The New Testament did not become scripture until 397 AD
The Old Testament writers were public figures, accomplished, educated men. They knew they were writing for posterity and the Jewish religion. The New Testament came to be differently. Jesus left no writings, and His disciples were not literate men. We have the testimony of the Jewish religious council on this:
Now when they saw the boldness of Peter and John*, and perceived that they were unlearned and ignorant men, they marveled; and they took knowledge of them, that they had been with Jesus. – Acts 4:13
Jesus Himself was a carpenter, His disciples’ fishermen, a tax collector, and other working-class people. Luke alone was a professional person, a doctor, and Paul* a tentmaker although educated by the best teachers in Jerusalem.
The Gospels were the earliest accounts of Jesus, composed before Luke wrote this about 60 AD:
Forasmuch as many have taken in hand to set forth in order a declaration of those things which are most surely believed among us, Even as they delivered them unto us, which from the beginning were eyewitnesses and ministers of the word;
It seemed good to me also, having had perfect understanding of all things from the very first, to write unto thee in order, most excellent Theophilus,
That thou mightest know the certainty of those things, wherein thou hast been instructed. – Luke 1:1-4
Luke wrote this to a single person, no doubt a patron who had not seen anything like Luke’s Gospel. It also tells us that these “declarations” were not Scripture, i.e., written accounts, but recollections of those who had seen Jesus’ ministry unfold and/or heard His ministers preaching.
The first written contribution was the letter of James, the brother of Jesus and head of the Church of Jerusalem, to the early churches in 45 AD. The letter of James is one of seven “general epistles” written by James, Peter, John, and Jude to a general audience, i.e., not addressed to a church or specified group of believers.
The Apostle Paul’s 14 epistles account for most of the doctrine in Scripture, with the 4 Gospels, Acts and Revelation making up the total history we have of Jesus and His disciples.
All of these were completed during the lifetime of the Apostles.
There were certainly more Gospels and Epistles written and circulated during the first and second centuries, some of these referred to in the books we have, but all the churches did not accept them while they did approve the twenty-seven authorized books we have.
Each of these books contributes to the fullness of Scripture by affirming that Jesus is the Messiah of the Old Testament and Savior of the world.
Southern Baptist theologian Frank Stagg has identified ten principles, basic presuppositions, tenets, and concerns common among the New Testament writers, giving to the New Testament its “unity in diversity.”
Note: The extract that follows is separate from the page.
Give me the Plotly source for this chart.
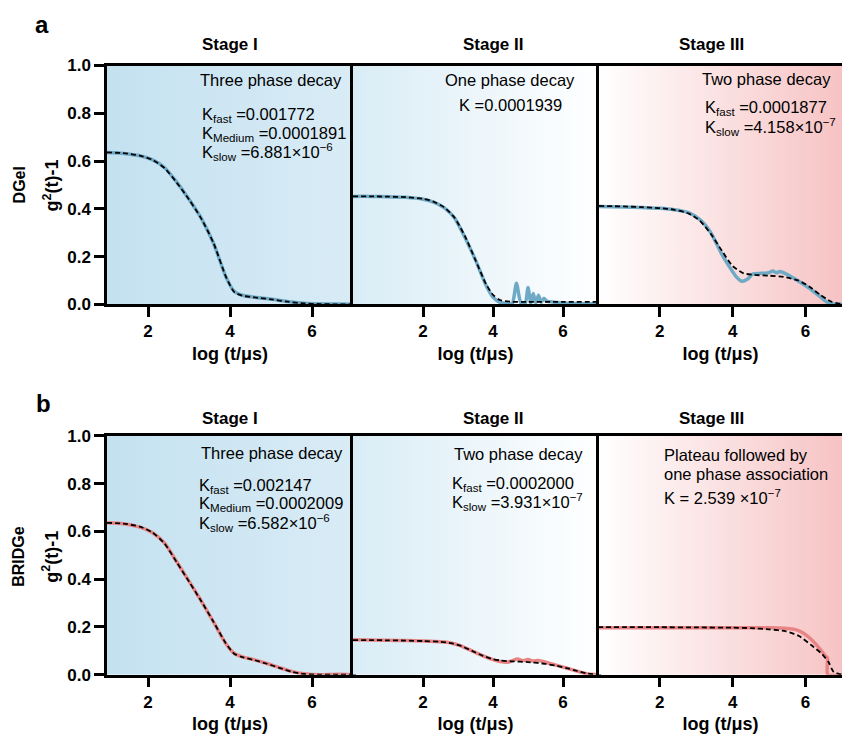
import plotly.graph_objects as go

W, H = 842, 751
FONT = "Arial, Liberation Sans, sans-serif"

# ---------------- data (log t/us, g2(t)-1) ----------------
# DGel, Stage I
dgel_s1_x = [1.0, 1.4, 1.8, 2.1, 2.4, 2.7, 3.0, 3.3, 3.6, 3.9, 4.1, 4.3, 4.6, 5.0, 5.4, 5.8, 6.2, 6.6, 7.0]
dgel_s1_y = [0.636, 0.632, 0.622, 0.606, 0.573, 0.512, 0.44, 0.36, 0.255, 0.115, 0.055, 0.038, 0.03, 0.022, 0.012, 0.005, 0.002, 0.001, 0.0]
dgel_s1_fit = [0.636, 0.633, 0.623, 0.606, 0.571, 0.51, 0.439, 0.359, 0.256, 0.116, 0.052, 0.036, 0.029, 0.021, 0.011, 0.004, 0.001, 0.0, 0.0]

# DGel, Stage II
dgel_s2_x = [0, 0.5, 1.0, 1.5, 2.0, 2.3, 2.6, 2.9, 3.2, 3.5, 3.8, 4.0, 4.2, 4.4, 4.55, 4.67, 4.8,
             4.92, 5.0, 5.08, 5.15, 5.22, 5.3, 5.38, 5.45, 5.55, 5.7, 6.0, 6.5, 7.0]
dgel_s2_y = [0.452, 0.452, 0.45, 0.448, 0.44, 0.428, 0.405, 0.362, 0.28, 0.185, 0.08, 0.03, 0.008, 0.003, 0.003, 0.088, 0.004,
             0.004, 0.07, 0.005, 0.045, 0.006, 0.038, 0.008, 0.025, 0.012, 0.01, 0.006, 0.003, 0.002]
dgel_s2_fit_x = [0, 0.5, 1.0, 1.5, 2.0, 2.3, 2.6, 2.9, 3.2, 3.5, 3.8, 4.0, 4.2, 4.5, 5.0, 6.0, 7.0]
dgel_s2_fit = [0.452, 0.452, 0.451, 0.449, 0.442, 0.43, 0.407, 0.363, 0.285, 0.185, 0.085, 0.04, 0.018, 0.011, 0.01, 0.01, 0.01]

# DGel, Stage III
dgel_s3_x = [0.33, 1.0, 1.5, 2.0, 2.4, 2.8, 3.1, 3.4, 3.7, 3.9, 4.1, 4.25, 4.4, 4.55, 4.8, 5.0, 5.1, 5.2, 5.3, 5.5,
             5.8, 6.1, 6.4, 6.6, 6.75, 7.0]
dgel_s3_y = [0.41, 0.408, 0.405, 0.402, 0.396, 0.383, 0.355, 0.3, 0.21, 0.16, 0.115, 0.097, 0.105, 0.127, 0.13, 0.133, 0.14, 0.132, 0.138, 0.125,
             0.098, 0.068, 0.032, 0.008, 0.001, 0.0]
dgel_s3_fit_x = [0.33, 1.0, 1.5, 2.0, 2.4, 2.8, 3.1, 3.4, 3.7, 4.0, 4.3, 4.6, 5.0, 5.4, 5.8, 6.1, 6.4, 6.7, 7.0]
dgel_s3_fit = [0.412, 0.41, 0.407, 0.403, 0.396, 0.38, 0.35, 0.295, 0.225, 0.16, 0.13, 0.123, 0.12, 0.115, 0.1, 0.075, 0.04, 0.012, 0.0]

# BRIDGe, Stage I
bridge_s1_x = [1.0, 1.4, 1.8, 2.1, 2.4, 2.7, 3.0, 3.3, 3.6, 3.9, 4.1, 4.3, 4.6, 4.9, 5.2, 5.5, 5.8, 6.2, 6.6, 7.0]
bridge_s1_y = [0.636, 0.632, 0.618, 0.596, 0.552, 0.473, 0.392, 0.308, 0.22, 0.13, 0.09, 0.075, 0.062, 0.047, 0.03, 0.014, 0.004, 0.0, 0.002, 0.0]
bridge_s1_fit = [0.636, 0.633, 0.62, 0.597, 0.55, 0.471, 0.39, 0.308, 0.221, 0.131, 0.088, 0.074, 0.061, 0.046, 0.029, 0.013, 0.003, 0.0, 0.0, 0.0]

# BRIDGe, Stage II
bridge_s2_x = [0, 0.5, 1.0, 1.5, 2.0, 2.5, 2.8, 3.1, 3.4, 3.7, 4.0, 4.2, 4.4, 4.55, 4.7, 4.85, 5.0, 5.15, 5.3, 5.5,
               5.8, 6.1, 6.4, 6.7, 7.0]
bridge_s2_y = [0.146, 0.145, 0.144, 0.143, 0.141, 0.138, 0.133, 0.12, 0.1, 0.08, 0.063, 0.055, 0.052, 0.058, 0.066, 0.058, 0.064, 0.057, 0.06, 0.052,
               0.04, 0.028, 0.015, 0.003, 0.0]
bridge_s2_fit = [0.145, 0.145, 0.144, 0.143, 0.141, 0.138, 0.132, 0.12, 0.1, 0.08, 0.065, 0.06, 0.057, 0.056, 0.055, 0.054, 0.053, 0.051, 0.049, 0.045,
                 0.038, 0.028, 0.016, 0.005, 0.0]

# BRIDGe, Stage III
bridge_s3_x = [0.3, 1.0, 2.0, 3.0, 4.0, 5.0, 5.4, 5.7, 5.9, 6.1, 6.3, 6.45, 6.55, 6.6, 6.61, 7.0]
bridge_s3_y = [0.197, 0.197, 0.197, 0.197, 0.197, 0.197, 0.195, 0.19, 0.178, 0.156, 0.125, 0.097, 0.078, 0.07, 0.0, 0.0]
bridge_s3_fit_x = [0.3, 1.0, 2.0, 3.0, 4.0, 4.5, 5.0, 5.46, 5.82, 6.18, 6.45, 6.63, 6.77, 7.0]
bridge_s3_fit = [0.199, 0.199, 0.199, 0.198, 0.197, 0.195, 0.19, 0.182, 0.162, 0.121, 0.087, 0.053, 0.012, 0.0]

y_ticks = [0.0, 0.2, 0.4, 0.6, 0.8, 1.0]
x_ticks = [2, 4, 6]
stage_titles = ["Stage I", "Stage II", "Stage III"]
row_labels = ["DGel", "BRIDGe"]

BLUE = "#6ea9c6"
RED = "#e88484"

# ---------------- layout geometry (pixels) ----------------
col_px = [(107, 353), (353, 598), (599, 842)]
row_px = [(58, 303), (438, 683)]
x_ranges = [[1, 7], [0, 7], [0.33, 7]]
bg = [("#c4e1f0", "#d9ecf6"), ("#d9ecf6", "#ffffff"), ("#ffffff", "#f7c3c4")]


def px_x(x):
    return x / W


def px_y(y):
    return 1 - y / H


panels = [
    (dgel_s1_x, dgel_s1_y, dgel_s1_x, dgel_s1_fit, BLUE),
    (dgel_s2_x, dgel_s2_y, dgel_s2_fit_x, dgel_s2_fit, BLUE),
    (dgel_s3_x, dgel_s3_y, dgel_s3_fit_x, dgel_s3_fit, BLUE),
    (bridge_s1_x, bridge_s1_y, bridge_s1_x, bridge_s1_fit, RED),
    (bridge_s2_x, bridge_s2_y, bridge_s2_x, bridge_s2_fit, RED),
    (bridge_s3_x, bridge_s3_y, bridge_s3_fit_x, bridge_s3_fit, RED),
]

fig = go.Figure()
layout = dict(
    width=W, height=H, margin=dict(l=0, r=0, t=0, b=0),
    paper_bgcolor="white", plot_bgcolor="rgba(0,0,0,0)",
    showlegend=False, font=dict(family=FONT, color="black"),
)

for i, (dx, dy, fx, fy, col) in enumerate(panels):
    r, c = divmod(i, 3)
    n = i + 1
    xa, ya = f"x{n if n > 1 else ''}", f"y{n if n > 1 else ''}"
    xr = x_ranges[c]
    # gradient background
    fig.add_trace(go.Scatter(
        x=[xr[0], xr[1], xr[1], xr[0], xr[0]], y=[0, 0, 1, 1, 0],
        fill="toself", mode="lines", line=dict(width=0),
        fillgradient=dict(type="horizontal", colorscale=[[0, bg[c][0]], [1, bg[c][1]]]),
        hoverinfo="skip", xaxis=xa, yaxis=ya))
    fig.add_trace(go.Scatter(x=dx, y=dy, mode="lines", line=dict(color=col, width=3.5, shape="spline", smoothing=0.6),
                             xaxis=xa, yaxis=ya))
    fig.add_trace(go.Scatter(x=fx, y=fy, mode="lines", line=dict(color="black", width=1.8, dash="5px,3px", shape="spline", smoothing=0.6),
                             xaxis=xa, yaxis=ya))
    x0, x1 = col_px[c]
    y0, y1 = row_px[r]
    layout[f"xaxis{n if n > 1 else ''}"] = dict(
        domain=[px_x(x0), px_x(x1)], anchor=ya, range=xr,
        tickvals=x_ticks, ticks="outside", ticklen=10, tickwidth=2.5, tickcolor="black",
        showline=True, linewidth=2.5, linecolor="black", mirror=True,
        showgrid=False, zeroline=False,
        tickfont=dict(size=17, family=FONT, weight="bold"),
        title=dict(text="log (t/μs)", font=dict(size=18, family=FONT, weight="bold"), standoff=7),
    )
    layout[f"yaxis{n if n > 1 else ''}"] = dict(
        domain=[px_y(y1), px_y(y0)], anchor=xa, range=[0, 1],
        tickvals=y_ticks if c == 0 else [], tickformat=".1f",
        ticks="outside" if c == 0 else "", ticklen=10, tickwidth=2.5, tickcolor="black",
        showticklabels=(c == 0),
        showline=True, linewidth=2.5, linecolor="black", mirror=(c < 2),
        showgrid=False, zeroline=False,
        tickfont=dict(size=17, family=FONT, weight="bold"),
    )

ann = []


def add_text(text, x, y, size, bold=False, xanchor="left", angle=0):
    ann.append(dict(text=text, x=px_x(x), y=px_y(y), xref="paper", yref="paper",
                    xanchor=xanchor, yanchor="middle", showarrow=False, textangle=angle,
                    font=dict(size=size, family=FONT, color="black", weight="bold" if bold else "normal")))


# panel letters
add_text("a", 42, 16, 24, True, "center")
add_text("b", 43, 405, 24, True, "center")

# stage titles
for r, yy in enumerate([36, 420]):
    for c, xx in enumerate([230, 493, 711]):
        add_text(stage_titles[c], xx, yy, 17, True, "center")

# row labels and y-titles
for r, yy in enumerate([181, 562]):
    add_text(row_labels[r], 19, yy, 16, True, "center", -90)
    add_text("g<sup>2</sup>(t)-1", 51, yy, 18, True, "center", -90)

TS = 16.5
# DGel annotations
add_text("Three phase decay", 344, 73, TS, xanchor="right")
add_text("K<sub>fast</sub> =0.001772", 200, 109, TS)
add_text("K<sub>Medium</sub> =0.0001891", 200, 128, TS)
add_text("K<sub>slow</sub> =6.881×10<sup>−6</sup>", 200, 147, TS)
add_text("One phase decay", 577, 73, TS, xanchor="right")
add_text("K =0.0001939", 457, 98, TS)
add_text("Two phase decay", 700, 72, TS)
add_text("K<sub>fast</sub> =0.0001877", 703, 102, TS)
add_text("K<sub>slow</sub> =4.158×10<sup>−7</sup>", 703, 121, TS)

# BRIDGe annotations
add_text("Three phase decay", 345, 456, TS, xanchor="right")
add_text("K<sub>fast</sub> =0.002147", 197, 489, TS)
add_text("K<sub>Medium</sub> =0.0002009", 197, 508, TS)
add_text("K<sub>slow</sub> =6.582×10<sup>−6</sup>", 197, 527, TS)
add_text("Two phase decay", 452, 457, TS)
add_text("K<sub>fast</sub> =0.0002000", 450, 487, TS)
add_text("K<sub>slow</sub> =3.931×10<sup>−7</sup>", 450, 506, TS)
add_text("Plateau followed by", 662, 458, TS)
add_text("one phase association", 662, 477, TS)
add_text("K = 2.539 ×10<sup>−7</sup>", 662, 501, TS)

layout["annotations"] = ann
fig.update_layout(**layout)
fig.write_html("out.html")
Scripture is the basis of Christian theology, doctrine, and worship
The New Testament uses the word “Scripture” or “Scriptures” 53 times (24 by Jesus) even though it was not Scripture itself at the time. But some of its writers knew it would be. Peter refers to the epistles of Paul as part of the Scriptures (2 Peter 3:16), and Paul himself taught this to one of his bishops:
All scripture is given by inspiration of God, and is profitable for doctrine, for reproof, for correction, for instruction in righteousness: 2 Timothy 3:16
And this understanding of the role and importance of Scripture is codified into all Christianity via the Nicene Creed which says of Jesus:
He suffered and was buried, and the third day He rose again ACCORDING TO THE SCRIPTURES; and ascended into heaven, and sitteth on the right hand of the Father, and He shall come again with glory to judge the quick and the dead; whose kingdom shall have no end.
And so, throughout the church’s long history, the Scripture has been its final authority for theology, doctrine, teachings, and worship. This continues to be true today, and the faithfulness of churches to the authority of the Bible is a decisive test we must apply before worshiping with them.
It is also our final standard for living for Jesus day by day. We must abide by Scripture, and read it every day. As we do we hear Jesus’ voice and interact with the Holy Ghost. His teaching here applies to all of Scripture:
It is the spirit that quickeneth; the flesh profiteth nothing: the words that I speak unto you, they are spirit, and they are life. – Jesus in John 6:63
The Bible is life to me and to everyone who loves it. Here is what a poet my father knew had to say about this life-giving book of life:
The One Book…
The Only Book….
The Great Book…….
God’s Book….
Your Book for eternity…
The Book you must have….
The Book you badly need….
Oh, if you miss this Book, you miss everything.
If you keep out of this Book, you keep out of the life of God.
If you fail to devour it….
If you fail to understand it….
You will fail in everything that is worth having.
God is in this Book.
It is the Book of all books.
It is the necessity of every soul.
Get into this Book,
Pray over it.
Get it into your mind.
Live it, obey it,
And it will deliver you from the world, the flesh, and the devil.
It will be your passport into glory.